Alternately, the slots may be formed in the radial heat exchange
surface of the holder.
[0015] Additional features of the invention will become apparent
and a fuller understanding obtained by reading the following
detailed description made in connection with the accompanying
drawings.
BRIEF DESCRIPTION OF THE DRAWINGS
[0016] The foregoing and other features of the present invention
will become apparent to one skilled in the art to which the present
invention relates upon consideration of the following description
of the invention with reference to the accompanying drawings,
wherein:
[0017] FIG. 1 is a fragmentary, sectional view of a centrifugal
pump showing a seal cartridge, constructed in accordance with a
preferred embodiment of the invention, as it appears at the
beginning of an installation process;
[0018] FIG. 2 is another fragmentary, sectional view of the
centrifugal pump showing the seal cartridge as it appears at the
completion of the installation process;
[0019] FIG. 3 is an exploded view of the cartridge seal constructed
in accordance with the preferred embodiment of the invention and a
pump shaft;
[0020] FIG. 4 is an enlarged, fragmentary sectional view of the
cartridge seal shown in FIG. 2;
[0021] FIG. 5 is a fragmentary, sectional view of an alternate
embodiment of the cartridge seal;
[0022] FIG. 6 is a fragmentary, sectional view of another
embodiment of the cartridge seal;
[0023] FIGS. 7A and 7B illustrate a seal ring construction that
includes cooling slots, constructed in accordance with a preferred
embodiment of the invention;
[0024] FIGS. 8A and 8B illustrate another embodiment showing
cooling slots in an alternate seal ring; and
[0025] FIGS. 9A and 9B illustrate a seal ring holder constructed in
accordance with a preferred embodiment of the invention that
includes cooling slots.
BEST MODE FOR CARRYING OUT THE INVENTION
[0026] FIGS. 1 and 2 illustrate the overall construction of a seal
cartridge 10, constructed in accordance with the preferred
embodiment of the invention, shown as it appears at the
commencement of an installation process (FIG. 1) and as it appears
after the installation process is completed (FIG. 2).

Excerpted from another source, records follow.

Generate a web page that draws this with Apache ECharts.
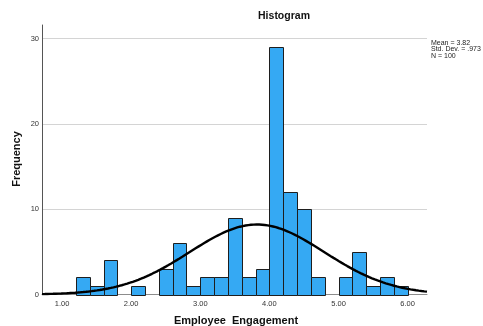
<!DOCTYPE html>
<html>
<head>
<meta charset="utf-8">
<title>Histogram</title>
<script src="https://cdn.jsdelivr.net/npm/echarts@6/dist/echarts.min.js"></script>
<style>
  html, body { margin: 0; padding: 0; background: #fff; }
  #chart { width: 483px; height: 326px; }
</style>
</head>
<body>
<div id="chart"></div>
<script>
// Histogram bins (lower edge of each 0.2-wide bin) and their frequencies
var binStarts = [1.2, 1.4, 1.6, 2.0, 2.4, 2.6, 2.8, 3.0, 3.2, 3.4, 3.6, 3.8, 4.0, 4.2, 4.4, 4.6, 5.0, 5.2, 5.4, 5.6, 5.8];
var counts    = [2,   1,   4,   1,   3,   6,   1,   2,   2,   9,   2,   3,   29,  12,  10,  2,   2,   5,   1,   2,   1];
var binWidth = 0.2;

// Summary statistics shown beside the plot
var mean = 3.82;
var stdDev = 0.973;
var n = 100;

// Axis tick labels
var xTicks = [1, 2, 3, 4, 5, 6];
var yTicks = [0, 10, 20, 30];

var xMin = 0.71, xMax = 6.28;

// Bars as [start, end, count]
var barData = binStarts.map(function (s, i) {
  return [s, s + binWidth, counts[i]];
});

// Fitted normal curve scaled to frequency per bin
var curveData = [];
var steps = 280;
for (var i = 0; i <= steps; i++) {
  var x = xMin + (xMax - xMin) * i / steps;
  var z = (x - mean) / stdDev;
  var y = n * binWidth * Math.exp(-0.5 * z * z) / (stdDev * Math.sqrt(2 * Math.PI));
  curveData.push([x, y]);
}

var chart = echarts.init(document.getElementById('chart'), null, { renderer: 'canvas' });

var fontFamily = 'Arial, "Liberation Sans", sans-serif';

chart.setOption({
  animation: false,
  backgroundColor: '#ffffff',
  grid: { left: 42, right: 56, top: 25, bottom: 31.5, containLabel: false },
  xAxis: {
    type: 'value',
    min: xMin,
    max: xMax,
    axisLine: { show: true, onZero: false, lineStyle: { color: '#8c8c8c', width: 1 } },
    axisTick: { show: false },
    splitLine: { show: false },
    axisLabel: {
      customValues: xTicks,
      formatter: function (v) { return v.toFixed(2); },
      color: '#333',
      fontSize: 7.5,
      fontFamily: fontFamily,
      margin: 5
    }
  },
  yAxis: {
    type: 'value',
    min: 0,
    max: 31.58,
    interval: 10,
    axisLine: { show: true, lineStyle: { color: '#555', width: 1 } },
    axisTick: { show: false },
    splitLine: {
      show: true,
      showMinLine: false,
      showMaxLine: false,
      lineStyle: { color: '#d4d4d4', width: 1 }
    },
    axisLabel: {
      customValues: yTicks,
      color: '#333',
      fontSize: 7.5,
      fontFamily: fontFamily,
      margin: 3
    }
  },
  series: [
    {
      type: 'custom',
      name: 'Frequency',
      data: barData,
      encode: { x: [0, 1], y: 2 },
      renderItem: function (params, api) {
        var top = api.coord([api.value(0), api.value(2)]);
        var bottom = api.coord([api.value(1), 0]);
        return {
          type: 'rect',
          shape: {
            x: Math.round(top[0]) + 0.5,
            y: Math.round(top[1]) + 0.5,
            width: Math.round(bottom[0]) - Math.round(top[0]),
            height: Math.round(bottom[1]) - Math.round(top[1])
          },
          style: { fill: '#35a9f3', stroke: '#1e1e1e', lineWidth: 1 }
        };
      },
      z: 2
    },
    {
      type: 'line',
      name: 'Normal',
      data: curveData,
      showSymbol: false,
      symbol: 'none',
      smooth: false,
      clip: true,
      lineStyle: { color: '#000000', width: 2.4 },
      z: 3
    }
  ],
  graphic: [
    {
      type: 'text',
      x: 284, y: 16,
      style: {
        text: 'Histogram',
        font: 'bold 10.5px ' + fontFamily,
        fill: '#111',
        textAlign: 'center',
        textVerticalAlign: 'middle'
      }
    },
    {
      type: 'text',
      x: 17, y: 159,
      rotation: Math.PI / 2,
      style: {
        text: 'Frequency',
        font: 'bold 11px ' + fontFamily,
        fill: '#111',
        textAlign: 'center',
        textVerticalAlign: 'middle'
      }
    },
    {
      type: 'text',
      x: 236, y: 320.5,
      style: {
        text: 'Employee  Engagement',
        font: 'bold 11px ' + fontFamily,
        fill: '#111',
        textAlign: 'center',
        textVerticalAlign: 'middle'
      }
    },
    {
      type: 'text',
      x: 431, y: 39.5,
      style: {
        text: 'Mean = ' + mean.toFixed(2) + '\nStd. Dev. = ' + stdDev.toFixed(3).replace(/^0/, '') + '\nN = ' + n,
        font: '7px ' + fontFamily,
        lineHeight: 6.5,
        fill: '#222',
        textAlign: 'left',
        textVerticalAlign: 'top'
      }
    }
  ]
});
</script>
</body>
</html>
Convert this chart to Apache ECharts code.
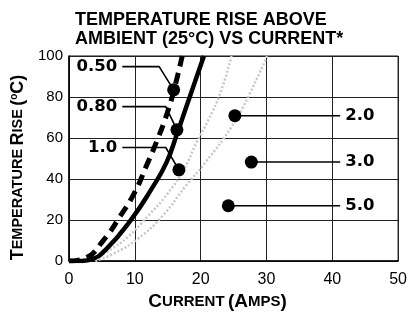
<!DOCTYPE html>
<html lang="en">
<head>
    <meta charset="UTF-8">
    <title>Temperature rise vs current</title>
    <script src="https://cdn.jsdelivr.net/npm/echarts@6/dist/echarts.min.js"></script>
    <style>
        body { margin: 0; background: #fff; }
        #main { width: 410px; height: 316px; }
    </style>
</head>
<body>
    <div id="main"></div>
    <script>
        // axis ticks
        var xTicks = [0, 10, 20, 30, 40, 50];
        var yTicks = [0, 20, 40, 60, 80, 100];

        // curves: [amps, degC]
        var solidCurve = [[0, 0], [2, 0.1], [3.4, 0.8], [5.7, 6], [9.5, 20.5], [12.5, 35], [14.8, 48],
            [16.4, 62], [17.8, 75], [19.2, 88], [20.5, 100]];
        var dashedCurve = [[0, 0], [2.5, 1.5], [5.2, 10], [7.8, 22], [9.9, 33], [11.7, 46], [13.4, 59],
            [14.9, 72], [16, 84], [17.2, 100]];
        var grayCurveA = [[3, 0], [6, 5], [9, 12], [12, 22], [15, 33], [17.5, 45], [19.4, 58],
            [21.2, 69], [23, 82], [24.7, 100]];
        var grayCurveB = [[4, 0], [7, 4], [10.5, 11], [14.2, 22], [17.7, 36.5], [20.7, 48],
            [24.7, 65.5], [27.2, 80], [30.1, 100]];

        // markers: label, leader path (label end -> dot)
        var leftLabels = ['0.50', '0.80', '1.0'];
        var leftLeaders = [
            [[8.1, 94.8], [13.7, 94.8], [15.9, 83.5]],
            [[8.1, 75.3], [14.7, 75.3], [16.4, 64]],
            [[8.1, 55.4], [14.7, 55.4], [16.7, 44.5]]
        ];
        var rightLabels = ['2.0', '3.0', '5.0'];
        var rightLeaders = [
            [[41.2, 70.9], [25.2, 70.9]],
            [[41.2, 48.3], [27.7, 48.3]],
            [[41.2, 27], [24.2, 27]]
        ];

        var myChart = echarts.init(document.getElementById('main'));

        var font = 'Liberation Sans, Arial, sans-serif';
        var series = [];

        series.push({
            type: 'line', data: grayCurveA, smooth: 0.5, symbol: 'none', silent: true, z: 1,
            lineStyle: { color: '#c8c8c8', width: 2.5, type: [2, 2] }
        });
        series.push({
            type: 'line', data: grayCurveB, smooth: 0.5, symbol: 'none', silent: true, z: 1,
            lineStyle: { color: '#c8c8c8', width: 2.5, type: [2, 2] }
        });
        series.push({
            type: 'line', data: solidCurve, smooth: 0.5, symbol: 'none', silent: true, z: 2,
            lineStyle: { color: '#000', width: 4.5 }
        });
        series.push({
            type: 'line', data: dashedCurve, smooth: 0.5, symbol: 'none', silent: true, z: 2,
            lineStyle: { color: '#000', width: 5, type: [11, 7] }
        });

        function addMarker(path, text, side) {
            // leader line
            series.push({
                type: 'line', data: path, symbol: 'none', silent: true, z: 3,
                lineStyle: { color: '#000', width: 1.6 }
            });
            // dot at the end of the leader
            series.push({
                type: 'scatter', data: [path[path.length - 1]], symbol: 'circle', symbolSize: 13, z: 4,
                itemStyle: { color: '#000', opacity: 1 }, silent: true
            });
            // label at the start of the leader
            series.push({
                type: 'scatter', data: [path[0]], symbolSize: 0, silent: true, z: 4,
                itemStyle: { opacity: 1 },
                label: {
                    show: true, position: side, distance: 5, formatter: text,
                    fontSize: 16.5, fontWeight: 'bold', color: '#000', fontFamily: 'DejaVu Sans'
                }
            });
        }
        leftLeaders.forEach(function (p, i) { addMarker(p, leftLabels[i], 'left'); });
        rightLeaders.forEach(function (p, i) { addMarker(p, rightLabels[i], 'right'); });

        var option = {
            animation: false,
            backgroundColor: '#fff',
            title: {
                text: 'TEMPERATURE RISE ABOVE\nAMBIENT (25°C) VS CURRENT*',
                left: 70, top: 6,
                textStyle: { fontSize: 18, fontWeight: 'bold', color: '#000', fontFamily: font, lineHeight: 19 }
            },
            grid: { left: 69, right: 9, top: 56, bottom: 53, show: true, borderColor: '#111', borderWidth: 1 },
            xAxis: {
                type: 'value', min: xTicks[0], max: xTicks[xTicks.length - 1], interval: 10,
                name: '{a|C}{b|URRENT} {a|(A}{b|MPS}{a|)}', nameLocation: 'middle', nameGap: 29,
                nameTextStyle: {
                    padding: [0, 32, 0, 0],
                    rich: {
                        a: { fontSize: 19, fontWeight: 'bold', color: '#000', fontFamily: font },
                        b: { fontSize: 15, fontWeight: 'bold', color: '#000', fontFamily: font }
                    }
                },
                axisLine: { lineStyle: { color: '#000', width: 1.5 } },
                axisTick: { show: false },
                axisLabel: { fontSize: 16, color: '#000', margin: 10, fontFamily: font },
                splitLine: { show: true, lineStyle: { color: '#222', width: 1 } }
            },
            yAxis: {
                type: 'value', min: yTicks[0], max: yTicks[yTicks.length - 1], interval: 20,
                name: '{a|T}{b|EMPERATURE} {a|R}{b|ISE} {a|(}{s|o}{a|C)}', nameLocation: 'middle', nameGap: 40,
                nameTextStyle: {
                    padding: [0, 18, 0, 0],
                    rich: {
                        a: { fontSize: 18, fontWeight: 'bold', color: '#000', fontFamily: font },
                        b: { fontSize: 14.5, fontWeight: 'bold', color: '#000', fontFamily: font },
                        s: { fontSize: 10, fontWeight: 'bold', color: '#000', fontFamily: font, verticalAlign: 'top', padding: [0, 0, 8, 0] }
                    }
                },
                axisLine: { show: true, lineStyle: { color: '#000', width: 1.5 } },
                axisTick: { show: false },
                axisLabel: { fontSize: 15, color: '#000', margin: 6, fontFamily: font },
                splitLine: { show: true, lineStyle: { color: '#222', width: 1 } }
            },
            series: series
        };
        myChart.setOption(option);
    </script>
</body>
</html>
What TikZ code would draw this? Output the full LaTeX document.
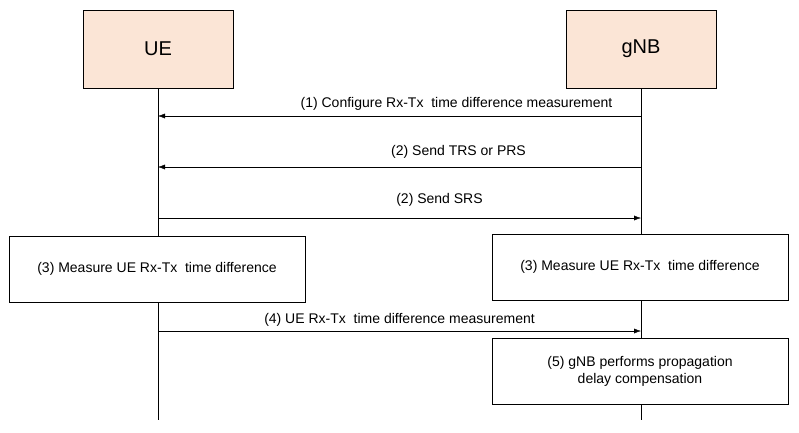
\documentclass[tikz,border=0pt]{standalone}
\usepackage{fontspec}
\setmainfont{Liberation Sans}
\usetikzlibrary{arrows.meta}
\definecolor{peach}{HTML}{FBE5D6}
\begin{document}
\begin{tikzpicture}[x=1pt,y=-1pt,
  ent/.style={draw,fill=peach,minimum width=150pt,minimum height=78pt,font=\fontsize{20}{24}\selectfont,inner sep=0pt},
  actbox/.style={draw,fill=white,minimum width=296pt,minimum height=66pt,align=center,font=\fontsize{14}{17}\selectfont,inner sep=0pt},
  msg/.style={-{Latex[length=7pt,width=5pt]}},
  lbl/.style={font=\fontsize{14}{17}\selectfont}]
\useasboundingbox (0,0) rectangle (799,432);
\node[ent] (ue) at (158,49) {UE};
\node[ent] (gnb) at (641,49) {gNB};
\coordinate (ueE) at (158,420);
\coordinate (gnbE) at (641,420);
\draw (ue.south) -- (ueE);
\draw (gnb.south) -- (gnbE);
\coordinate (u1) at (158,116); \coordinate (g1) at (641,116);
\coordinate (u2) at (158,167); \coordinate (g2) at (641,167);
\coordinate (u3) at (158,218); \coordinate (g3) at (641,218);
\coordinate (u4) at (158,331); \coordinate (g4) at (641,331);
\draw[msg] (g1) -- node[lbl,above=2pt,xshift=57pt]{(1) Configure Rx-Tx\ \ time difference measurement} (u1);
\draw[msg] (g2) -- node[lbl,above=5pt,xshift=59pt]{(2) Send TRS or PRS} (u2);
\draw[msg] (u3) -- node[lbl,above=8pt,xshift=40pt]{(2) Send SRS} (g3);
\node[actbox] (m1) at (157,269) {(3) Measure UE Rx-Tx\ \ time difference};
\node[actbox] (m2) at (640,267) {(3) Measure UE Rx-Tx\ \ time difference};
\draw[msg] (u4) -- node[lbl,above=1pt]{(4) UE Rx-Tx\ \ time difference measurement} (g4);
\node[actbox] (m5) at (640,371) {(5) gNB performs propagation\\delay compensation};
\end{tikzpicture}
\end{document}
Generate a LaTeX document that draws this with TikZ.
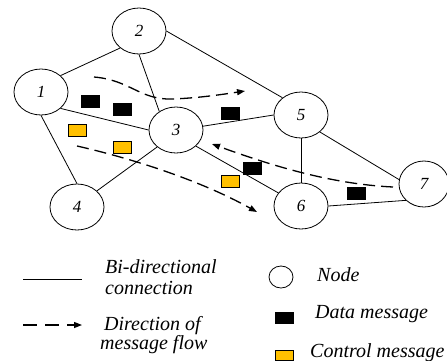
\documentclass[tikz,border=0pt]{standalone}
\usepackage{fontspec}
\setmainfont{Liberation Serif}
\usetikzlibrary{arrows.meta,shapes.geometric}
\definecolor{ctrl}{HTML}{FFC000}
\begin{document}
\begin{tikzpicture}[x=1pt,y=-1pt,
  nd/.style={draw, ellipse, minimum width=54pt, minimum height=46pt, inner sep=0pt, line width=0.8pt,
    font=\fontsize{17}{17}\selectfont\itshape},
  edge/.style={line width=0.8pt},
  flow/.style={line width=1.3pt, dash pattern=on 12pt off 6pt, -{Triangle[length=8pt,width=6pt]}},
  dmsg/.style={draw, fill=black, minimum width=18pt, minimum height=12pt, inner sep=0pt, line width=0.4pt},
  cmsg/.style={draw, fill=ctrl, minimum width=18pt, minimum height=12pt, inner sep=0pt, line width=0.4pt},
  lg/.style={anchor=base west, inner sep=0pt, font=\fontsize{20}{22}\selectfont\itshape}
]
\useasboundingbox (0,0) rectangle (447,360);
% nodes
\node[nd] (n1) at (41,92) {1};
\node[nd] (n2) at (139,31) {2};
\node[nd] (n3) at (176,130) {3};
\node[nd] (n4) at (77,207) {4};
\node[nd] (n5) at (301,115) {5};
\node[nd] (n6) at (301,206) {6};
\node[nd, minimum width=50pt] (n7) at (424,184) {7};
% edges
\draw[edge] (n1.40) -- (n2.222);
\draw[edge] (n1.-40) -- (n3.180);
\draw[edge] (n1.south) -- (n4.north);
\draw[edge] (n2.south) -- (n3.132);
\draw[edge] (n2.east) -- (n5.137);
\draw[edge] (n3.8) -- (n5.west);
\draw[edge] (n3.222) -- (n4.39);
\draw[edge] (n3.-39) -- (n6.150);
\draw[edge] (n5.south) -- (n6.north);
\draw[edge] (n5.-42) -- (n7.170);
\draw[edge] (n6.east) -- (n7.222);
% messages
\node[dmsg] (d1) at (90,101) {};
\node[dmsg] (d2) at (122,109) {};
\node[dmsg] (d3) at (230,113) {};
\node[dmsg] (d4) at (252,168) {};
\node[dmsg] (d5) at (356,193) {};
\node[cmsg] (c1) at (77,130) {};
\node[cmsg] (c2) at (122,147) {};
\node[cmsg] (c3) at (230,181) {};
% flow arrows
\coordinate (a1) at (94,77);
\coordinate (a2) at (245,91);
\coordinate (b1) at (77,146);
\coordinate (b2) at (257,212);
\coordinate (e1) at (393,187);
\coordinate (e2) at (212,144);
\draw[flow] (a1) .. controls (130,80) and (140,100) .. (172,99) .. controls (200,98) and (225,94) .. (a2);
\draw[flow] (b1) .. controls (130,158) and (200,180) .. (b2);
\draw[flow] (e1) .. controls (330,184) and (270,165) .. (e2);
% legend
\coordinate (l1a) at (23,279);
\coordinate (l1b) at (82,279);
\draw[edge] (l1a) -- (l1b);
\node[lg] (t1) at (105,273) {Bi-directional};
\node[lg] (t2) at (105,294) {connection};
\coordinate (l2a) at (23,325);
\coordinate (l2b) at (82,325);
\draw[line width=1.3pt, dash pattern=on 14pt off 8pt, -{Triangle[length=8pt,width=6pt]}] (l2a) -- (l2b);
\node[lg] (t3) at (104,330) {Direction of};
\node[lg] (t4) at (100,349) {message flow};
\node[draw, ellipse, minimum width=24pt, minimum height=22pt, line width=0.8pt] (lc) at (281,277) {};
\node[lg] (t5) at (317,281) {Node};
\node[dmsg, minimum height=11pt] (ld) at (284,317.5) {};
\node[lg] (t6) at (315,318) {Data message};
\node[cmsg, minimum height=10pt] (lcm) at (284,355) {};
\node[lg] (t7) at (310,357) {Control message};
\end{tikzpicture}
\end{document}
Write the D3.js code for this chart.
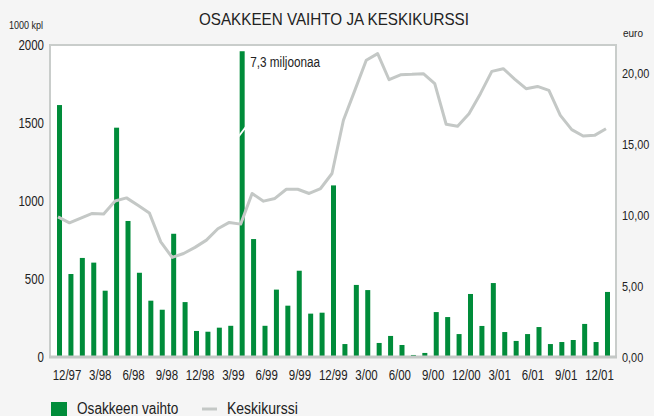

[0027] Turning first to FIGS. 1 and 2, the seal cartridge 10 is
shown as it would be used in a pump application. In particular, the
seal 10 is operative to seal the interface between a pump shaft 12
and a pump housing (a portion of which is indicated generally by
the reference character 14) to inhibit fluid leakage along the
shaft and into the interior of the housing 14. In the disclosed
embodiment, the pump is of the centrifugal type and includes an
impeller 16 threadedly mounted to a threaded end 12a of the pump
shaft 12. The impeller 16 includes a threaded central bore 17 for
receiving the shaft end 12a.
[0028] The housing 14 defines a cup-shaped seal cavity 18 including
a machined recess 18a which receives a non-rotating portion 10a of
the cartridge seal 10. The remainder of the seal cavity 18 shrouds
a rotating part 10b of the cartridge seal and at least partially
protects seal components from-material being pumped through an
impeller chamber (not specifically shown, but indicated generally
by the reference character 20.
[0029] According to the invention, the seal cartridge 10 is
constructed as a unitary assembly with the rotating portion 10b and
the non-rotating portion 10a coupled together so that both portions
of the seal are installed concurrently during an installation
process.
[0030] With the illustrated construction, the entire seal 10
including both the rotating and non-rotating portions 10a, 10b are
installed concurrently. The alignment of the parts are maintained
throughout the installation process.
[0031] The present invention represents an improvement over a
cartridge seal disclosed in U.S. Pat. No. 4,815,747, owned by the
Assignee of the present application, and is hereby incorporated by
reference. The seal cartridge disclosed in the '747 patent
illustrates and provides additional details regarding a cartridge
seal having rotating and non-rotation portions that are coupled
together prior to installation so that both portions of the seal
are installed concurrently. During the installation process, and as
more fully described in the '747 patent, the coupling between the
rotating and non-rotating portion is broken.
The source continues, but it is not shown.